Written by Bernie Thurston | Jun 29, 2026 7:55:00 AM
There is now a fund whose entire investment process is “do what Wall Street's analysts tell you," and I cannot decide whether that is brilliant or the most honest admission of defeat I have ever seen on a fact sheet.


Defiance KSM TipRanks Analyst ETF (RANK)

The Defiance KSM TipRanks Analyst ETF, listed on the NYSE under the ticker RANK, is built to hold the US stocks that the analyst community is most enthusiastic about. It tracks an index derived from TipRanks data, the same lineage as the Smart Score system that blends analyst ratings, price-target momentum, insider activity and sentiment into a single ranking. The fund simply owns the names that score highest and refreshes as the scores move. The objective is to systematically capture “analyst momentum," the idea that stocks the sell side is busy upgrading tend to keep working.

It is a genuinely clever piece of packaging, and I say that with only a trace of a raised eyebrow. The quiet comedy is twofold. First, this is an ETF whose thesis is the wisdom of the analyst crowd, sold to people who would rather not have to follow analysts themselves. Second, like every index of this kind, it arrives wearing a backtest with the sort of returns that backtests always seem to produce. Consensus, securitised, with receipts from a past that never had to be traded. I am not knocking it. I am simply noting that “buy what the experts like" has been an investment strategy roughly as long as there have been experts and things to like.


Tema Memory ETF (DISK)

Also on the NYSE, the Tema Memory ETF (DISK) is an actively managed bet on the memory-chip supercycle, the DRAM, NAND, and high-bandwidth memory that the entire AI buildout quietly runs on. Rather than track an index, it puts a manager in charge of holding the bulk of its assets in companies it judges to be genuine memory businesses, which is a more considered approach than buying a ticker and hoping.
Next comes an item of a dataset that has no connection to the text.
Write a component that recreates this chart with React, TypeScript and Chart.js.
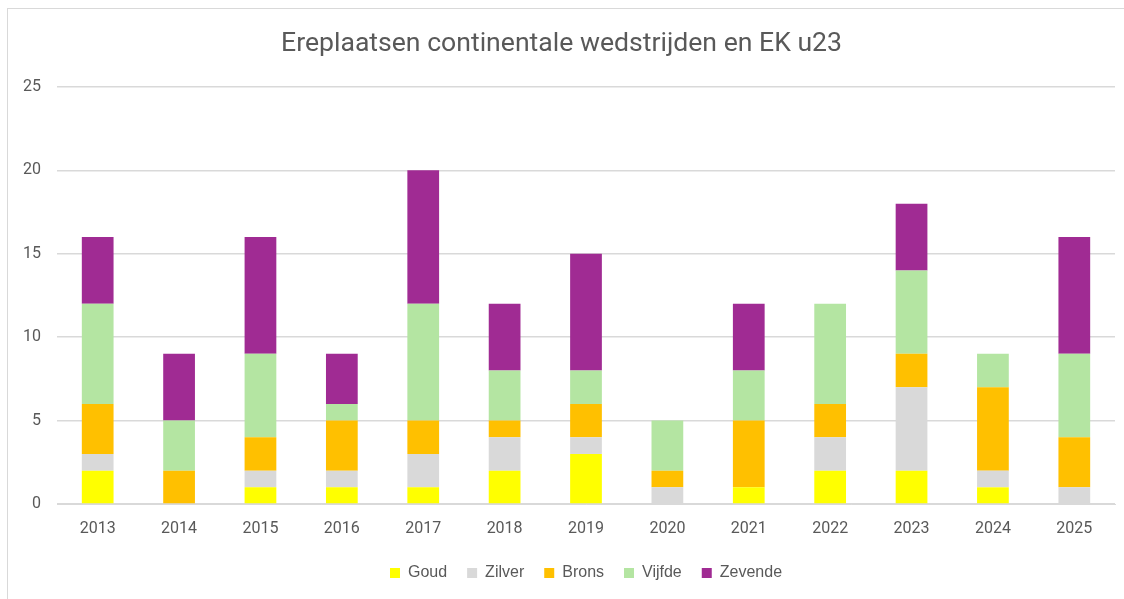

I have written before about how we now have two different funds called DRAM, one leveraged on the other, and how the memory theme went from unloved to overcrowded in what felt like a fortnight. DISK arrives into exactly that scrum, where a rival product had already vacuumed up billions before most people had finished reading the prospectus. The theme is real. The competition for it has become a small war.


Tema Photonics and Optical ETF (LAZR)

Its sibling, the Tema Photonics and Optical ETF (LAZR) on the NYSE, takes the same actively managed approach to the companies that move data around as light rather than electrons: optical transceivers, silicon photonics, the lasers and components that stop AI data centres from choking on their own cabling. The ticker is a nice touch, given the underlying theme is largely about light.

This is one of the more defensible thematic ideas going. Compute gets the headlines, but it is increasingly bottlenecked by how fast you can shuttle data between chips, and photonics is the part of the supply chain solving that. A human manager picking those names is, refreshingly, a fund that requires someone to actually understand the businesses.


Corgi, again

I have written about Corgi more than once by now, and in the last instalment I admitted that the relentlessness had won me over and that I intended to reach out to them. I stand by that. So consider this less a fresh story than a status update: here is the next litter, another dozen 2X daily single-stock ETFs on the NYSE, wrapping the usual cast of AAPL, ARM, ASML, AVGO, ORCL and the more excitable names.

A couple are worth a glance for old times' sake. There is a 2X Quantum Computing fund (XQTM), buzzword futures in their purest form. And there is a 2X IonQ fund (IONC), which deserves a respectful pause, because a previous leveraged IonQ product run by a different issuer was redeemed at zero after the stock fell far enough in a single session to end the wrapper entirely. The industry's lesson from that episode was apparently not “perhaps not" but “do it again, geared at 2X this time, which counts as restraint." With Corgi the individual names have stopped being the point. The pace is the point, and the pace has not slowed.